To date, the ICC has sent a team of 42 individuals to Ukraine, its largest ever such deployment, to investigate all crimes that fall within the court’s jurisdiction. Ukraine’s Prosecutor General Andriy Koston claimed last month that authorities had registered more than 65,000 Russian war crimes since Moscow’s conflict began a year ago, which included indiscriminate shelling of civilians, wilful killing, torture, conflict-related sexual violence, looting and forced displacement on a massive scale.
In addition to war crimes, the ICC is investigating crimes against humanity by Russian forces. These are officially defined as acts such as murder, enslavement, deportation, imprisonment, rape and apartheid, when committed as part of a widespread or systematic attack against a civilian population. The ICC is also investigating charges of genocide, defined in a 1948 UN convention as specific acts intended to “destroy, in whole or in part, a national, ethnical, racial or religious group”. Ukraine’s President Zelenskyy has repeatedly accused Russia of genocide, saying Putin intends to end Ukraine’s existence as a nation.

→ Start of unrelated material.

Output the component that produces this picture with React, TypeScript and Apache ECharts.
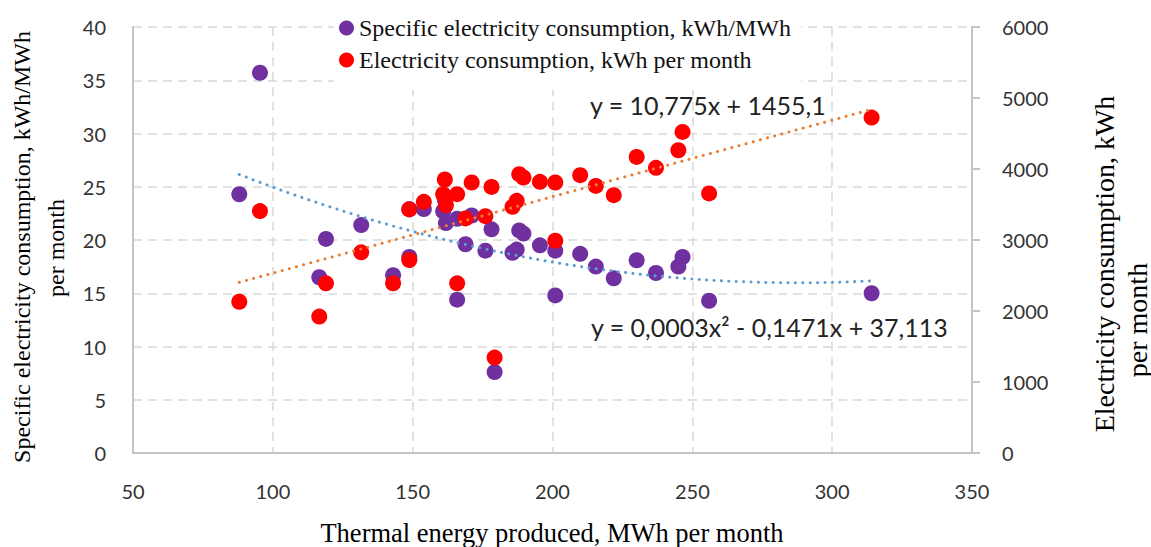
import { useEffect, useRef } from "react";
import * as echarts from "echarts";

// Monthly observations: thermal energy produced (MWh), specific and total electricity use
const thermalEnergy = [
  88.0, 95.4, 116.6, 119.0, 131.6, 143.0, 148.8, 148.8, 154.0, 160.9, 161.5, 161.9,
  165.9, 165.9, 168.9, 171.1, 176.0, 178.2, 179.3, 185.7, 187.2, 188.1, 189.6, 195.5,
  201.0, 201.0, 209.9, 215.5, 221.9, 230.1, 237.0, 245.0, 246.5, 256.0, 314.1,
];
const specificConsumption = [
  24.3, 35.7, 16.5, 20.1, 21.4, 16.7, 18.4, 22.9, 22.9, 22.7, 23.8, 21.6,
  22.0, 14.4, 19.6, 22.3, 19.0, 21.0, 7.6, 18.8, 19.1, 20.9, 20.6, 19.5,
  19.0, 14.8, 18.7, 17.5, 16.4, 18.1, 16.9, 17.5, 18.4, 14.3, 15.0,
];
const electricityConsumption = [
  2131, 3407, 1921, 2390, 2826, 2390, 2718, 3431, 3537, 3646, 3852, 3491,
  3646, 2390, 3304, 3810, 3336, 3748, 1344, 3467, 3552, 3927, 3881, 3819,
  3810, 2989, 3913, 3762, 3632, 4170, 4016, 4264, 4522, 3656, 4724,
];

// Trend lines fitted over the observed range
const trendRange = [88, 314];
const linearCoef = [10.775, 1455.1]; // slope, intercept
const quadCoef = [0.000256, -0.1471, 37.113]; // x², x, constant

const seriesNames = [
  "Specific electricity consumption, kWh/MWh",
  "Electricity consumption, kWh per month",
];

const SERIF = "'Liberation Serif', 'Times New Roman', serif";
const SANS = "Lato, 'Open Sans', sans-serif";

const fmt = (v: number, d: number) => v.toFixed(d).replace(".", ",");

export default function App() {
  const ref = useRef<HTMLDivElement>(null);

  useEffect(() => {
    if (!ref.current) return;
    const chart = echarts.init(ref.current, undefined, { renderer: "svg" });

    const specificPts = thermalEnergy.map((x, i) => [x, specificConsumption[i]]);
    const electricPts = thermalEnergy.map((x, i) => [x, electricityConsumption[i]]);

    const linearPts = trendRange.map((x) => [x, linearCoef[0] * x + linearCoef[1]]);
    const quadPts: number[][] = [];
    for (let x = trendRange[0]; x <= trendRange[1]; x += 2) {
      quadPts.push([x, quadCoef[0] * x * x + quadCoef[1] * x + quadCoef[2]]);
    }

    const linearLabel = `y = ${fmt(linearCoef[0], 3)}x + ${fmt(linearCoef[1], 1)}`;
    const quadLabel = `y = ${fmt(quadCoef[0], 4)}x² - ${fmt(-quadCoef[1], 4)}x + ${fmt(quadCoef[2], 3)}`;

    const gridLine = { show: true, lineStyle: { color: "#d9d9d9", width: 1.5, type: [9, 6] } };
    const axisLine = { show: true, lineStyle: { color: "#c4c4c4", width: 2 } };
    const tickLabel = {
      fontFamily: SANS,
      fontSize: 20,
      color: "#333",
      formatter: (v: number) => String(v),
    };

    const titleText = (
      text: string,
      x: number,
      y: number,
      size: number,
      rotate: boolean
    ) => ({
      type: "text",
      x,
      y,
      rotation: rotate ? Math.PI / 2 : 0,
      z: 100,
      style: {
        text,
        x: 0,
        y: 0,
        align: "center",
        verticalAlign: "middle",
        textAlign: "center",
        textVerticalAlign: "middle",
        fontFamily: SERIF,
        fontSize: size,
        fill: "#000",
      },
    });

    const eqText = (text: string, x: number, y: number) => ({
      type: "text",
      x,
      y,
      z: 100,
      style: {
        text,
        x: 0,
        y: 0,
        align: "left",
        verticalAlign: "middle",
        textAlign: "left",
        textVerticalAlign: "middle",
        fontFamily: SANS,
        fontSize: 25,
        fill: "#222",
      },
    });

    chart.setOption({
      animation: false,
      backgroundColor: "#fff",
      grid: { left: 133, right: 179, top: 27, bottom: 94 },
      legend: {
        data: seriesNames,
        orient: "vertical",
        left: 334,
        top: 12,
        padding: [4, 10, 18, 5],
        itemGap: 8,
        itemWidth: 15,
        itemHeight: 15,
        icon: "circle",
        backgroundColor: "#fff",
        textStyle: { fontFamily: SERIF, fontSize: 24, color: "#111", lineHeight: 24 },
      },
      xAxis: {
        type: "value",
        min: 50,
        max: 350,
        interval: 50,
        axisLine,
        axisTick: { show: false },
        splitLine: gridLine,
        axisLabel: { ...tickLabel, margin: 28 },
      },
      yAxis: [
        {
          type: "value",
          position: "left",
          min: 0,
          max: 40,
          interval: 5,
          axisLine,
          axisTick: { show: false },
          splitLine: gridLine,
          axisLabel: { ...tickLabel, margin: 27 },
        },
        {
          type: "value",
          position: "right",
          min: 0,
          max: 6000,
          interval: 1000,
          axisLine,
          axisTick: { show: true, length: 8, lineStyle: { color: "#c4c4c4", width: 2 } },
          splitLine: { show: false },
          axisLabel: { ...tickLabel, margin: 30 },
        },
      ],
      series: [
        {
          name: seriesNames[0],
          type: "scatter",
          yAxisIndex: 0,
          symbolSize: 16,
          itemStyle: { color: "#7030A0", opacity: 1 },
          data: specificPts,
        },
        {
          name: seriesNames[1],
          type: "scatter",
          yAxisIndex: 1,
          symbolSize: 16,
          itemStyle: { color: "#FF0000", opacity: 1 },
          data: electricPts,
        },
        {
          name: "Poly. trend",
          type: "line",
          yAxisIndex: 0,
          showSymbol: false,
          symbol: "none",
          silent: true,
          lineStyle: { color: "#5B9BD5", width: 3, type: [0.1, 7.3], cap: "round" },
          data: quadPts,
        },
        {
          name: "Linear trend",
          type: "line",
          yAxisIndex: 1,
          showSymbol: false,
          symbol: "none",
          silent: true,
          lineStyle: { color: "#ED7D31", width: 3, type: [0.1, 7.3], cap: "round" },
          data: linearPts,
        },
      ],
      graphic: [
        titleText("Specific electricity consumption, kWh/MWh", 22, 247, 24, true),
        titleText("per month", 56, 248, 24, true),
        titleText("Electricity consumption, kWh", 1104, 264, 28, true),
        titleText("per month", 1137, 320, 28, true),
        titleText("Thermal energy produced, MWh per month", 552, 533, 26.5, false),
        eqText(linearLabel, 590, 105),
        eqText(quadLabel, 591, 327),
      ],
    });

    return () => chart.dispose();
  }, []);

  return (
    <div
      ref={ref}
      style={{ position: "absolute", left: 0, top: 0, width: 1151, height: 547 }}
    />
  );
}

But what are the chances of President Putin being tried for his alleged crimes, or any Russian officials for that matter? Not good, is the general opinion, unless there is regime change in Moscow. A key point is that the ICC doesn’t allow trial in absentia and relies on member states to make arrests. So unless Putin or his officials travel to a country that might turn them over, the court is unlikely to get their hands on him or his lieutenants. Currently, of the two dozen or so people against whom the ICC has pursued war crimes cases about a third remain at large, such as Sudan’s ex-President Omar al-Bashir and two of his ministers. Many others have been members of armed groups rather than state or military leaders.
In a bizarre gesture of defiance last week, Russia’s top investigative body said that it had opened a criminal case against the ICC prosecutor and judges who issued the arrest warrant for President Putin on war crimes charges, as “they knowingly accused an innocent person of a crime”. Also last week, in a statement illustrating his increasing detachment from reality, former Russian President Dmitry Medvedev issued an ominous warning that Russia could strike the ICC with a hypersonic missile in response to its decision to issue an the arrest warrant for President Vladimir Putin. Clear evidence that the Kremlin is rattled by the action of the ICC.

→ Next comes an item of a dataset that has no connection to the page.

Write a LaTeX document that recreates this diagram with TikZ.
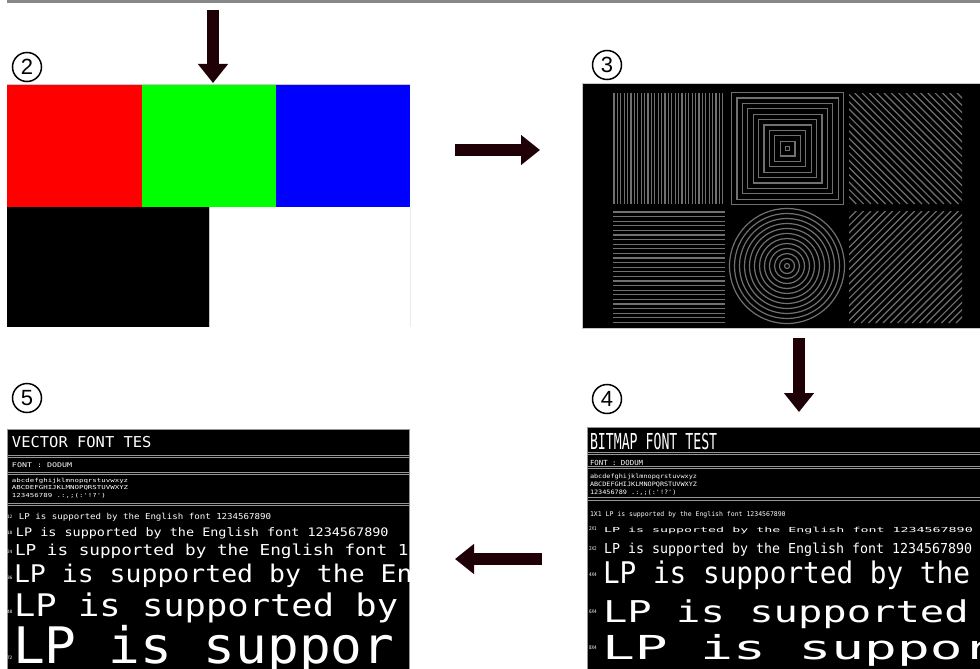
\documentclass[tikz,border=0pt]{standalone}
\usepackage{fontspec}
\usepackage{graphicx}
\setmainfont{Liberation Sans}
\newfontfamily\monof{DejaVu Sans Mono}
\usetikzlibrary{arrows.meta}
\definecolor{arrowcol}{RGB}{30,0,6}
\definecolor{barcol}{RGB}{136,136,136}
\definecolor{patcol}{RGB}{112,112,112}
\definecolor{seccol}{RGB}{150,150,150}
\definecolor{edgecol}{RGB}{200,200,200}
\newcommand\tline[5]{\node[txt] (#1) at (#2) {\fontsize{#3}{#3}\selectfont\scalebox{#4}[1]{#5}};}
\begin{document}
\begin{tikzpicture}[x=1pt,y=-1pt,
  txt/.style={anchor=base west,inner sep=0pt,outer sep=0pt,text=white,font=\monof},
  circnum/.style={circle,draw=black,line width=1.5pt,minimum size=29pt,inner sep=0pt,font=\fontsize{22}{22}\selectfont},
  bigarrow/.style={draw=arrowcol,line width=12.5pt,-{Triangle[width=29pt,length=19pt]}},
  pat/.style={draw=patcol,line width=1.2pt},
  secline/.style={draw=seccol,line width=0.8pt},
  panel/.style={anchor=north west,inner sep=0pt,outer sep=0pt}]
\useasboundingbox (0,0) rectangle (980,669);
\fill[white] (0,0) rectangle (980,669);
% top bar
\fill[barcol] (7,0) rectangle (980,3);
% circled numbers
\node[circnum] (c2) at (27,67) {2};
\node[circnum] (c3) at (607,65) {3};
\node[circnum] (c5) at (27,398) {5};
\node[circnum] (c4) at (607,399) {4};
% ---------- panel 2 ----------
\node[panel,minimum width=403pt,minimum height=243pt] (p2) at (7,84) {};
\fill[red] (7,84) rectangle (142,207);
\fill[green] (142,84) rectangle (276,207);
\fill[blue] (276,84) rectangle (410,207);
\fill[black] (7,207) rectangle (209,327);
\draw[edgecol,line width=0.8pt] (7,84) -- (410,84);
\draw[edgecol,line width=1pt] (209,207) -- (209,327);
\draw[white!92!black,line width=0.8pt] (410,207) -- (410,327);
% ---------- panel 3 ----------
\node[panel,fill=black,draw=edgecol,line width=0.6pt,minimum width=398pt,minimum height=245pt] (p3) at (582,83) {};
\begin{scope}
\clip (613,93) rectangle (725,204);
\foreach \i in {0,...,32} \draw[pat] ({614+\i*3.4},93) -- ++(0,111);
\end{scope}
\begin{scope}
\clip (613,211) rectangle (725,324);
\foreach \i in {0,...,24} \draw[pat] (613,{212+\i*4.6}) -- ++(112,0);
\end{scope}
\foreach \k in {0,...,10} {
  \pgfmathsetmacro\h{2+\k*5.4}
  \draw[pat] ({787.5-\h},{148.5-\h}) rectangle ({787.5+\h},{148.5+\h});
}
\foreach \k in {0,...,11} {
  \pgfmathsetmacro\r{2.5+\k*5}
  \draw[pat] (787,266) circle[radius=\r pt];
}
\begin{scope}
\clip (849,93) rectangle (962,204);
\foreach \i in {0,...,31} \draw[pat] ({849-111+\i*7.3},93) -- ++(111,111);
\end{scope}
\begin{scope}
\clip (849,211) rectangle (962,323);
\foreach \i in {0,...,31} \draw[pat] ({849-112+\i*7.3},323) -- ++(112,-112);
\end{scope}
% ---------- panel 5 (vector font) ----------
\node[panel,fill=black,draw=seccol,line width=0.6pt,minimum width=402pt,minimum height=241pt] (p5) at (7,429) {};
\foreach \yy in {455,457.5,472,474.5,503,505.5} \draw[secline] (7,\yy) -- (409,\yy);
\begin{scope}
\clip (7,429) rectangle (409,669);
\tline{v1}{12,447}{15}{1.03}{VECTOR FONT TES}
\tline{v2}{12,467}{6.5}{1.28}{FONT : DODUM}
\tline{v3}{12,482}{5.5}{1.35}{abcdefghijklmnopqrstuvwxyz}
\tline{v4}{12,489.5}{5.5}{1.35}{ABCDEFGHIJKLMNOPQRSTUVWXYZ}
\tline{v5}{12,497}{5.5}{1.35}{123456789 .:,;(:'!?')}
\tline{n12}{7,518}{4.5}{1}{12}
\tline{n18}{7,534}{4.5}{1}{18}
\tline{n24}{7,553}{4.5}{1}{24}
\tline{n36}{7,579}{4.5}{1}{36}
\tline{n48}{7,613}{4.5}{1}{48}
\tline{n72}{7,659}{4.5}{1}{72}
\tline{vl1}{19,519}{8.2}{1.11}{LP is supported by the English font 1234567890}
\tline{vl2}{16,536}{11.7}{1.15}{LP is supported by the English font 1234567890}
\tline{vl3}{15,555}{15.1}{1.17}{LP is supported by the English font 1}
\tline{vl4}{14,582}{24.3}{1.09}{LP is supported by the En}
\tline{vl5}{14,616}{31.1}{1.14}{LP is supported by}
\tline{vl6}{13,663}{50.3}{1.05}{LP is suppor}
\end{scope}
% ---------- panel 4 (bitmap font) ----------
\node[panel,fill=black,draw=seccol,line width=0.6pt,minimum width=394pt,minimum height=243pt] (p4) at (587,427) {};
\foreach \yy in {452,454,466,468,497,500} \draw[secline] (587,\yy) -- (980,\yy);
\begin{scope}
\clip (587,427) rectangle (980,669);
\tline{b1}{590,449}{22}{0.6}{BITMAP FONT TEST}
\tline{b2}{590,465}{7}{1.05}{FONT : DODUM}
\tline{b3}{590,478}{6}{1.14}{abcdefghijklmnopqrstuvwxyz}
\tline{b4}{590,486}{6}{1.14}{ABCDEFGHIJKLMNOPQRSTUVWXYZ}
\tline{b5}{590,494}{6}{1.14}{123456789 .:,;(:'!?')}
\tline{bl1}{590,516}{6.5}{1.0}{1X1 LP is supported by the English font 1234567890}
\tline{m21}{589,530}{5}{0.85}{2X1}
\tline{m22}{589,550}{5}{0.85}{2X2}
\tline{m44}{589,576}{5}{0.85}{4X4}
\tline{m64}{589,613}{5}{0.85}{6X4}
\tline{m84}{589,649}{5}{0.85}{8X4}
\tline{bl2}{604,532}{6.9}{1.93}{LP is supported by the English font 1234567890}
\tline{bl3}{604,553}{13.7}{0.97}{LP is supported by the English font 1234567890}
\tline{bl4}{603,583}{29.8}{0.93}{LP is supported by the}
\tline{bl5}{603,622}{30}{1.35}{LP is supported}
\tline{bl6}{602,659}{33}{1.65}{LP is suppor}
\end{scope}
% ---------- arrows ----------
\coordinate (a1s) at (213,10);
\coordinate (a1e) at (213,83);
\coordinate (a2s) at (455,150);
\coordinate (a2e) at (540,150);
\coordinate (a3s) at (799,338);
\coordinate (a3e) at (799,412);
\coordinate (a4s) at (542,559);
\coordinate (a4e) at (455,559);
\draw[bigarrow] (a1s) -- (a1e);
\draw[bigarrow] (a2s) -- (a2e);
\draw[bigarrow] (a3s) -- (a3e);
\draw[bigarrow] (a4s) -- (a4e);
\end{tikzpicture}
\end{document}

So would President Putin travel to any country that’s bound by obligations to the ICC? He might visit his few allies, such as China, Syria and Iran, but he might hesitate to travel to those ICC states, such as most African and all Latin American states (except Cuba and Nicaragua) and even Tajikistan, which are required to arrest him if he ever steps foot on their territory. Should he do so, it’s of course questionable whether any country would actually arrest him. If they did, the manic Medvedev said such action would be a declaration of war!
This presents a major problem for South Africa, which in August will host this year’s BRICS summit, a meeting that President Putin is expected to attend. But South Africa recognises the ICC, so will be expected to arrest the Russian President on arrival! It’s reported that the South African government is urgently seeking legal advice on how to handle this dilemma, which will be closely followed by many other countries around the world.
Whatever happens, the stain of the arrest warrant will almost certainly work against President Putin and Russia in the court of public opinion. After all, elected leaders of democratic states are particularly sensitive to public opinion and will not wish to be accused of consorting with an alleged wanted war criminal, such as Vladimir Putin.
John Dobson is a former British diplomat, who also worked in UK Prime Minister John Major’s office between 1995 and 1998. He is currently Visiting Fellow at the University of Plymouth.